If I had to rate this album from one to five stars, I'd give it a three-and-a-half. Rihanna is growing with each album release as each one showcases her ever-growing maturity; I can't wait to see what she's releasing in the next two to five years `cause I think her music will not only master the dance club genre but delve deep into the ballad territory. Even the unlikeable or questionable songs are catchy. Just like any teenager, she's got more to learn, but, unlike most teens, she knows it.

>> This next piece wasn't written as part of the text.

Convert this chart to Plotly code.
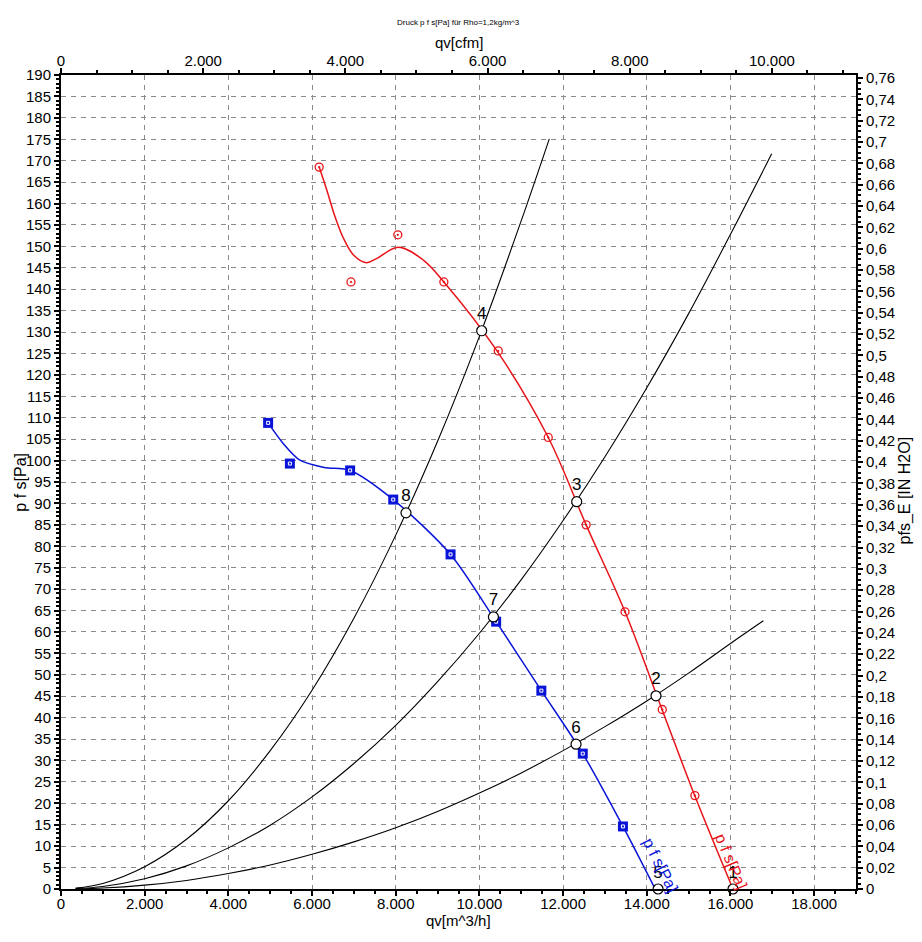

And as long as she keeps out of the craziness of "celebrity" (i.e. marrying young to some deadbeat dancer, shaving her head, getting addicted to drugs/alcohol, partying all the time, making a sex tape only to have it leaked on the Internet, etc.), she'll do great with her voice and the songs that come her way. It seems like she's putting music out there that best personifies what she's currently going through in her life. As a musician and music lover, what more could you ask for? While Good Girl Gone Bad is not for everyone, it still doesn't keep it from being some catchy music and great to dance to.